Aided by a 20 percent fall in the euro's value against the dollar in the past year, a 40 percent slide in oil prices since last June and a one trillion euro ($1.10 trillion) stimulus package from the European Central Bank, European equity markets have had a stellar start to 2015.
The pan-European Euro Stoxx 600 index has soared almost 19 percent so far this year, outpacing a 2.7 percent gain in the S&P 500 index of U.S. stocks, and a 15 percent rally in Japan's blue-chip Nikkei.
Analysts had said that in order for European stocks to maintain their momentum, positive news on the earnings front was necessary. This is something that is now starting to materialize.
"We find that the average company that has reported this season has had upgrades to both full-year sales and EPS estimates since the day of announcement," Barclays said. "The long-awaited recovery in earnings seems to be coming through."

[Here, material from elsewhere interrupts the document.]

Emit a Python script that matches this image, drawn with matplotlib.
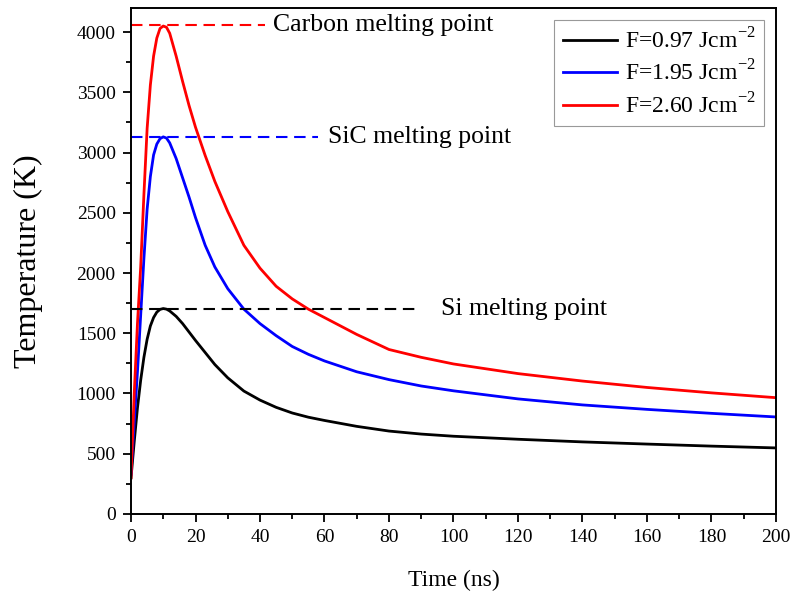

Speaking to CNBC Europe's Closing Bell on Monday, Christopher Mahon, director of asset allocation research at Barings, added: "In the equity world, you're still getting dividend yields of 4 percent here in the U.K. and I think that will be increasingly valuable to investors as they scurry around looking for income."
The positive tone to European company earnings compares with some disappointing news from across the Atlantic. Micro-blogging website Twitter, for instance, on Tuesday saw its shares tumble 18 percent after first-quarter sales fell short of estimates.
Ford Motor on Tuesday, meanwhile, posted quarterly earnings and revenue that fell short of analyst expectations, while tech giant Google's quarterly earnings, reported last week, also missed analyst expectations.